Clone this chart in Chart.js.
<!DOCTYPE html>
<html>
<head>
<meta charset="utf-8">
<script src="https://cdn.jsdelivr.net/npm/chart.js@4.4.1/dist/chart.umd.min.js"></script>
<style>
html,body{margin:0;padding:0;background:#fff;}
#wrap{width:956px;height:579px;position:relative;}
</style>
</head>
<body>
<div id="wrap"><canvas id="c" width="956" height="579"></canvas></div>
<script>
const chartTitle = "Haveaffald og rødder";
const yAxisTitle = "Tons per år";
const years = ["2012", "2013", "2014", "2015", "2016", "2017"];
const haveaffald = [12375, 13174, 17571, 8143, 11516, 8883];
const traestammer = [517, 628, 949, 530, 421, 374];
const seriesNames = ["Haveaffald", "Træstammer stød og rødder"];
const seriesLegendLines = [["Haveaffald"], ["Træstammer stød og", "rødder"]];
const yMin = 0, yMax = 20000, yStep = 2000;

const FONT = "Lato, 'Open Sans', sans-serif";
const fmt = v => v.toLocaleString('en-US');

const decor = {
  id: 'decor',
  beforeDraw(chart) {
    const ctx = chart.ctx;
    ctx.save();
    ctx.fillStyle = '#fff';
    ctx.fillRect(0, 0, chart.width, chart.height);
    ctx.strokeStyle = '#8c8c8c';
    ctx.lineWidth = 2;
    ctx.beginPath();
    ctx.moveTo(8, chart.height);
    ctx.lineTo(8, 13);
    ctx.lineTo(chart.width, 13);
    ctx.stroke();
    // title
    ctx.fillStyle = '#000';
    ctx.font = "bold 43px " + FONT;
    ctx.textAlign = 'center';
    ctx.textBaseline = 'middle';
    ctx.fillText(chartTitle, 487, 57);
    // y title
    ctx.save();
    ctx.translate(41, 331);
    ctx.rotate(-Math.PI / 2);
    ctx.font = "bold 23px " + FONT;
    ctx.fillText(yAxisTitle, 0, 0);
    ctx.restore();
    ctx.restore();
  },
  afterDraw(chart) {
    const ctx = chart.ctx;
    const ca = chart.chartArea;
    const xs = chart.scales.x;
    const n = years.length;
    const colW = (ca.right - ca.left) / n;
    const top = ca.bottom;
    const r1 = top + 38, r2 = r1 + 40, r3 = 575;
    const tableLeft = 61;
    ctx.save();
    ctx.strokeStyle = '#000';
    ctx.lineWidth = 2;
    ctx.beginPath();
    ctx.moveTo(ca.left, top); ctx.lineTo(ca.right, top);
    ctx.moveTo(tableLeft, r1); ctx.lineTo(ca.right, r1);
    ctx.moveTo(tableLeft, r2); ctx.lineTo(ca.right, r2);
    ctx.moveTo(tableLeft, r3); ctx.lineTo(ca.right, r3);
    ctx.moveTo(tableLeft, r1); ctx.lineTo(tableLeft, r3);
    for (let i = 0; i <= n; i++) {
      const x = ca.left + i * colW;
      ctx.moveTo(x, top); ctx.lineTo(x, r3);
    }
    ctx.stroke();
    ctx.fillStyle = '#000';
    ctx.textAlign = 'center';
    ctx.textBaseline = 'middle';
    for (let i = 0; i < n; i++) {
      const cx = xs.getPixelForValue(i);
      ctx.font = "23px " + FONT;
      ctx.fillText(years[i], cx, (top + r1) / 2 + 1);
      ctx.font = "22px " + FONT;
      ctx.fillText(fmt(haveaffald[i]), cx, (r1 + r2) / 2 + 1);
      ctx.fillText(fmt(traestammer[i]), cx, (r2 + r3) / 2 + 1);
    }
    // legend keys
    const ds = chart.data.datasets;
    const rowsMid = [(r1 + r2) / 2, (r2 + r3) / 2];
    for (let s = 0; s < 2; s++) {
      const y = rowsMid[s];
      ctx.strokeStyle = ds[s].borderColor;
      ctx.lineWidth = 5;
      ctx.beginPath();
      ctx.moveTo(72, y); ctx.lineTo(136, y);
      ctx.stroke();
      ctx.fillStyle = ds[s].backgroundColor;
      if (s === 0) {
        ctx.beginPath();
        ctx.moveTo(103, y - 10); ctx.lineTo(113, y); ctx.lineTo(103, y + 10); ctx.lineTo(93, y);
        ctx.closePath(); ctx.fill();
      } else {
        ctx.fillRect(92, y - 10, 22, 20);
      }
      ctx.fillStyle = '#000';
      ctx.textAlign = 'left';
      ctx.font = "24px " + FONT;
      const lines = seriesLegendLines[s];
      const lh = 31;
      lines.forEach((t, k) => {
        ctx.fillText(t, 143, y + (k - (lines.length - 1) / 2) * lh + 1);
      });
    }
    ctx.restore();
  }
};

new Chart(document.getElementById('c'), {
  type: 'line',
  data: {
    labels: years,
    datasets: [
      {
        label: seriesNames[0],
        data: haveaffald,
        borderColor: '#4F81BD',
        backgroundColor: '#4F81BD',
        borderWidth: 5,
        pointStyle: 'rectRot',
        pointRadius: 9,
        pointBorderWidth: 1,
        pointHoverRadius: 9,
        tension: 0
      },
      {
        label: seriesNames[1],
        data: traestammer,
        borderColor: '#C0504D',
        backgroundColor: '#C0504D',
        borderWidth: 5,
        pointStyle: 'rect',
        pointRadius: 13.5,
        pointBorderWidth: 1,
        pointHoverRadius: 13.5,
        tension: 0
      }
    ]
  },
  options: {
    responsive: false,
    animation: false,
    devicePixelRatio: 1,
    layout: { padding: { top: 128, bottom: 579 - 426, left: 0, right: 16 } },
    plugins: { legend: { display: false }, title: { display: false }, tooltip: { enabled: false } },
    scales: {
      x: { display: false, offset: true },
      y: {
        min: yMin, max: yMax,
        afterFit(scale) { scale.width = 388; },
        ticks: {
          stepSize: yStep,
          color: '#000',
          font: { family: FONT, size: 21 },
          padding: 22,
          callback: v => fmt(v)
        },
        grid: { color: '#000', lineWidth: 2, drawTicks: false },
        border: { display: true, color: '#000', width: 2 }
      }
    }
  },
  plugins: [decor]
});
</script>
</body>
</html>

· · · · · · ·

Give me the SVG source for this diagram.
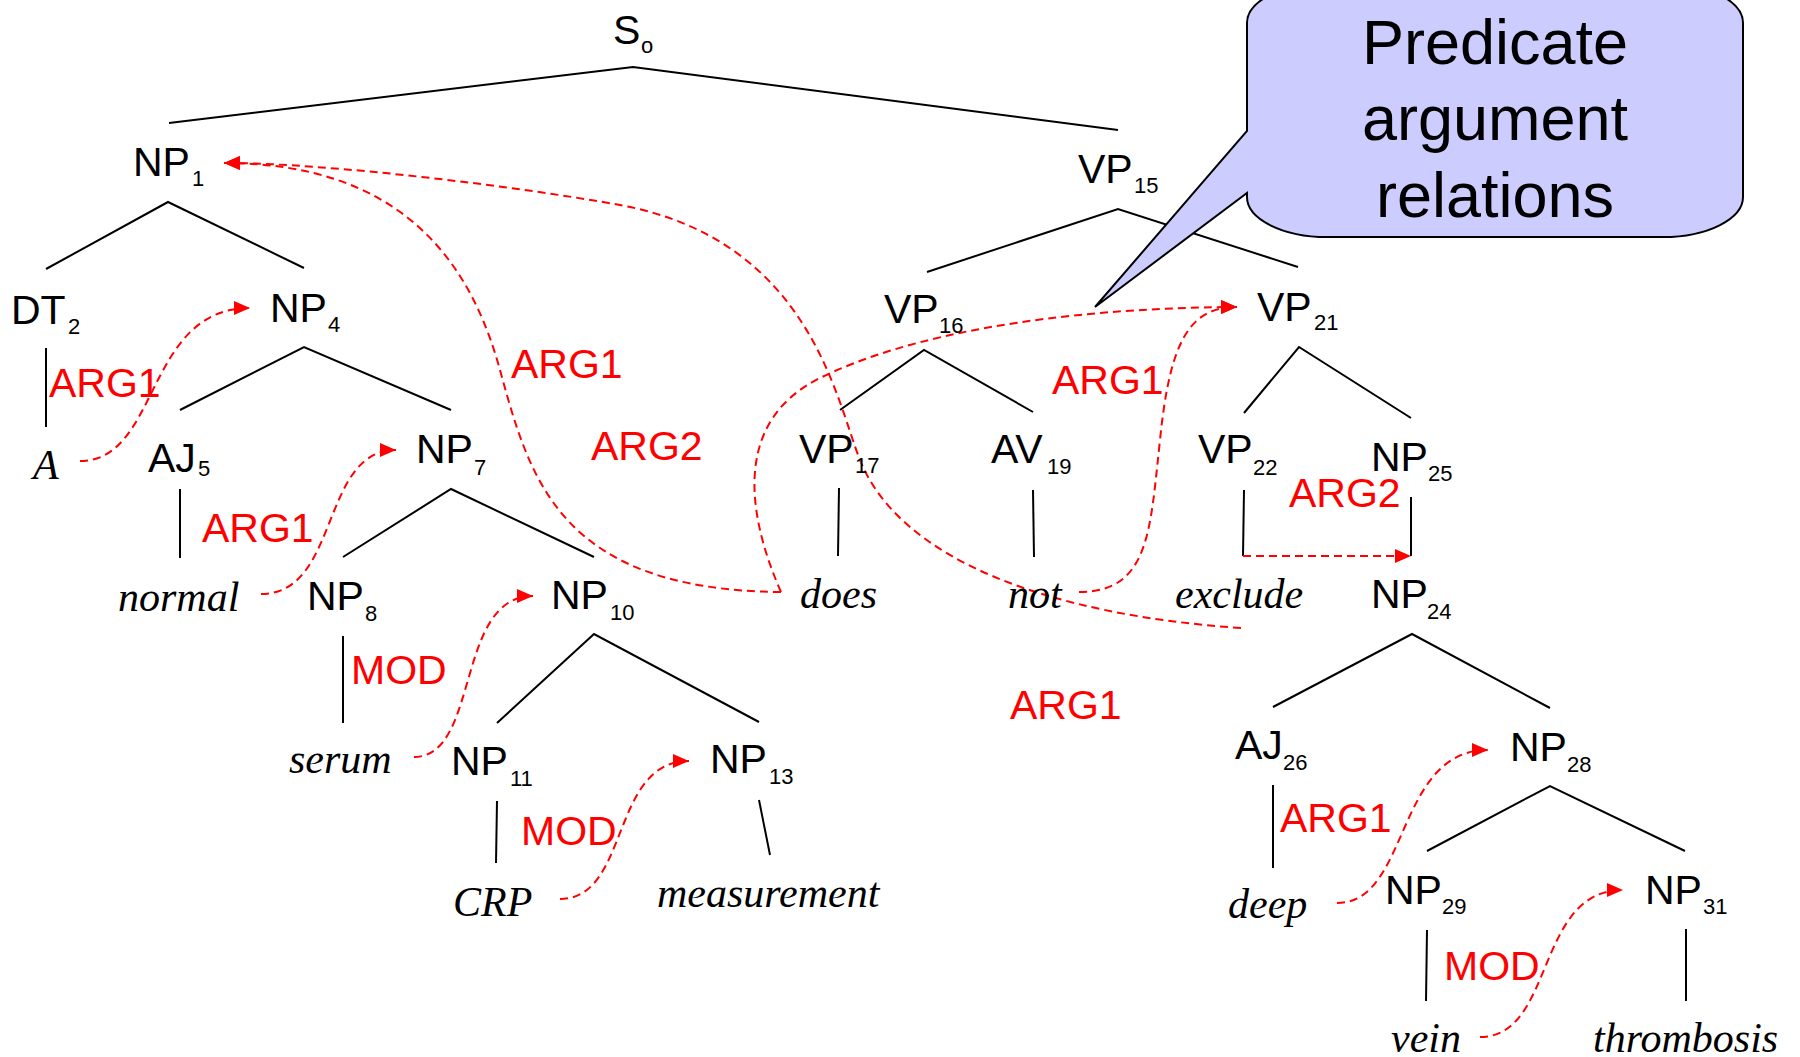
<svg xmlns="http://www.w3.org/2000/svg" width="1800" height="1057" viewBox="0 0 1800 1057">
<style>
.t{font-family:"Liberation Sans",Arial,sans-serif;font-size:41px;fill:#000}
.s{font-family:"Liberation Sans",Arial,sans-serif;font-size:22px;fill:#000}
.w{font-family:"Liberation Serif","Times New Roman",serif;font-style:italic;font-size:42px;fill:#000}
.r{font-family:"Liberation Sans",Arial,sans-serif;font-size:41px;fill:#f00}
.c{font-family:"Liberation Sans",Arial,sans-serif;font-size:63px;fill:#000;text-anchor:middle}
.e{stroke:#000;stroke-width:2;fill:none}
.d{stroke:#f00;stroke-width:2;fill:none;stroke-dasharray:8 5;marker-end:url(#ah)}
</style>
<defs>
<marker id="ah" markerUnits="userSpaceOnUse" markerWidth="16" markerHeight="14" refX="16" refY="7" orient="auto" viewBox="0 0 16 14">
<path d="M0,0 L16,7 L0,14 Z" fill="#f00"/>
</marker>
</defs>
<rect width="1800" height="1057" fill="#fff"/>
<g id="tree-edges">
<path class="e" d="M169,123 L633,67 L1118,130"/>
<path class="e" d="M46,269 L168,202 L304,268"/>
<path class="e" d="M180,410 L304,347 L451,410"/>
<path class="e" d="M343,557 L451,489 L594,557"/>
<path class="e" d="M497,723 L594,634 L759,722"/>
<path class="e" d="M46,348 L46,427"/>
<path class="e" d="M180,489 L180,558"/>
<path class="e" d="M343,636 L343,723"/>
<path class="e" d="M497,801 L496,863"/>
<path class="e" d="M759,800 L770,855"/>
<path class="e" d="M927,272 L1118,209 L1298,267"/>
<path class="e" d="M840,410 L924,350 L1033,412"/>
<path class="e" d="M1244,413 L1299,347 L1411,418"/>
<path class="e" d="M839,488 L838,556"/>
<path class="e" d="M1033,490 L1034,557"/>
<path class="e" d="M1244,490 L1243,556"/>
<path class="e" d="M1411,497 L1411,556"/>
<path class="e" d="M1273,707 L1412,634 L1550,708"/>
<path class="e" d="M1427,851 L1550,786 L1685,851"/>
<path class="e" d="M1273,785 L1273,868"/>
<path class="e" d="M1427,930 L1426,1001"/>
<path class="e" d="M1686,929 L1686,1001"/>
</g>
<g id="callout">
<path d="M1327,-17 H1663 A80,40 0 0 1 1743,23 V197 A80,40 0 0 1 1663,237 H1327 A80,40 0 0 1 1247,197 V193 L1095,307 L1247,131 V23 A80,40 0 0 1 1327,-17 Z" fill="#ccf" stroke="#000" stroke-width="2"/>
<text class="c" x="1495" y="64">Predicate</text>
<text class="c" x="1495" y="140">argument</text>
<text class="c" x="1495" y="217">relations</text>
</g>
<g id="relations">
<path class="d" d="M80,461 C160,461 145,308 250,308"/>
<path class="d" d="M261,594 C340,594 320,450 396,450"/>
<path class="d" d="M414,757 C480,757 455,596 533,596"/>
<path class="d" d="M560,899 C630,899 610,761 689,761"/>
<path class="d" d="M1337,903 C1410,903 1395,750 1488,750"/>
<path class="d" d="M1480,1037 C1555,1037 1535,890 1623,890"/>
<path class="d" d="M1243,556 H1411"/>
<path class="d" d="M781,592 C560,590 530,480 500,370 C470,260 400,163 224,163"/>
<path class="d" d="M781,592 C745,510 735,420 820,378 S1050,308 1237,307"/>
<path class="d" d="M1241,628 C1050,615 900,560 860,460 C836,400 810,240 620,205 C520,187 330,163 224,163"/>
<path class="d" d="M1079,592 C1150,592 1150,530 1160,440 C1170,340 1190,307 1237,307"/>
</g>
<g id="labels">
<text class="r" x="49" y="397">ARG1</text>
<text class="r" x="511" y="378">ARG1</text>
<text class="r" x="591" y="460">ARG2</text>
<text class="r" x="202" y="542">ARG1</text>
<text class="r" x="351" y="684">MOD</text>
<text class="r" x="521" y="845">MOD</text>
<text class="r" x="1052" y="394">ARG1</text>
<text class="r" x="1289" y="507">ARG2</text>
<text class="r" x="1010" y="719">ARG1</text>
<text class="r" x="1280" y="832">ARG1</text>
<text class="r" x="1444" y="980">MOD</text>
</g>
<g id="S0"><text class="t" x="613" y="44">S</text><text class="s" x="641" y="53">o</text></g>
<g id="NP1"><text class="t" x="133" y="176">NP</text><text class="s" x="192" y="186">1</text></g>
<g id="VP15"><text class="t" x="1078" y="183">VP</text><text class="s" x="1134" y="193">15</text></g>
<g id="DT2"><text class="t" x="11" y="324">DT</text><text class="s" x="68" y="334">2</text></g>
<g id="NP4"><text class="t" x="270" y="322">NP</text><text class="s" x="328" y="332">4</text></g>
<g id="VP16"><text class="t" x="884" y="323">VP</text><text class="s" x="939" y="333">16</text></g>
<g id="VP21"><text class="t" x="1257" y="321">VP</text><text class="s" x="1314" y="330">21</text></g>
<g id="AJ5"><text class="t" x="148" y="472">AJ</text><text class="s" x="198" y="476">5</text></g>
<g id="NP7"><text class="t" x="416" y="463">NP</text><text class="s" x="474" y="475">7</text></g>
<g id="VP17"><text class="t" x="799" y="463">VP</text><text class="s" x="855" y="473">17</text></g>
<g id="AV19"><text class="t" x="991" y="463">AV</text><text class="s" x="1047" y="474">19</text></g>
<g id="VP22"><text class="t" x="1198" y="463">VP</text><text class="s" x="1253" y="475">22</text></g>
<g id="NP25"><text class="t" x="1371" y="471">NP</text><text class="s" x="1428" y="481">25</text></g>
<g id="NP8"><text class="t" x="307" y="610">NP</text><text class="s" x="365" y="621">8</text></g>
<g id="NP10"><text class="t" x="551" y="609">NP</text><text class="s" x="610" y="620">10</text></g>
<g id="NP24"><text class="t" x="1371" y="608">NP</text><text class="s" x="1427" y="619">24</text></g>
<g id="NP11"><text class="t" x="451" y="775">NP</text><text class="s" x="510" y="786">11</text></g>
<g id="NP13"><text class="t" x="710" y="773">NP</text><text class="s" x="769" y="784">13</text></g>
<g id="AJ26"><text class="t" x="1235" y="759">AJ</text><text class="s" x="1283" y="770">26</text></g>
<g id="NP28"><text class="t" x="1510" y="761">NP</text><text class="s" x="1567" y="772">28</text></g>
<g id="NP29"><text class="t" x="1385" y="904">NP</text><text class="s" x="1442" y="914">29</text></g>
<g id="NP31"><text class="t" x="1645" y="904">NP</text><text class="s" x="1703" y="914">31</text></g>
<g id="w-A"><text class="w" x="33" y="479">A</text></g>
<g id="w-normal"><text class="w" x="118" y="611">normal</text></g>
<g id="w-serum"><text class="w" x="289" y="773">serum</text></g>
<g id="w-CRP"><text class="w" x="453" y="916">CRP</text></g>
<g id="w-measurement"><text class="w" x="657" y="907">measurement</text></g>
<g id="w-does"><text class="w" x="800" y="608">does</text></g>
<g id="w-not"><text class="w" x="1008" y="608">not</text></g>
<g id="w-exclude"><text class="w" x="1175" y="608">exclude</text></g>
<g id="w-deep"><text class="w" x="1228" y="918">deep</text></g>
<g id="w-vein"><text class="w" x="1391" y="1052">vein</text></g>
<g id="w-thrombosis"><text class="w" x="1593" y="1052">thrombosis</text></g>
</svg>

· · · · · · ·

- **What is needed**
Transcribe precisely the lines between the one that contains "Clone this chart in Chart.js." and the one that contains "const fmt = v => v.toLocaleString('en-US');", counting those two lines as part of the range.

- **Worked solution**
Clone this chart in Chart.js.
<!DOCTYPE html>
<html>
<head>
<meta charset="utf-8">
<script src="https://cdn.jsdelivr.net/npm/chart.js@4.4.1/dist/chart.umd.min.js"></script>
<style>
html,body{margin:0;padding:0;background:#fff;}
#wrap{width:956px;height:579px;position:relative;}
</style>
</head>
<body>
<div id="wrap"><canvas id="c" width="956" height="579"></canvas></div>
<script>
const chartTitle = "Haveaffald og rødder";
const yAxisTitle = "Tons per år";
const years = ["2012", "2013", "2014", "2015", "2016", "2017"];
const haveaffald = [12375, 13174, 17571, 8143, 11516, 8883];
const traestammer = [517, 628, 949, 530, 421, 374];
const seriesNames = ["Haveaffald", "Træstammer stød og rødder"];
const seriesLegendLines = [["Haveaffald"], ["Træstammer stød og", "rødder"]];
const yMin = 0, yMax = 20000, yStep = 2000;

const FONT = "Lato, 'Open Sans', sans-serif";
const fmt = v => v.toLocaleString('en-US');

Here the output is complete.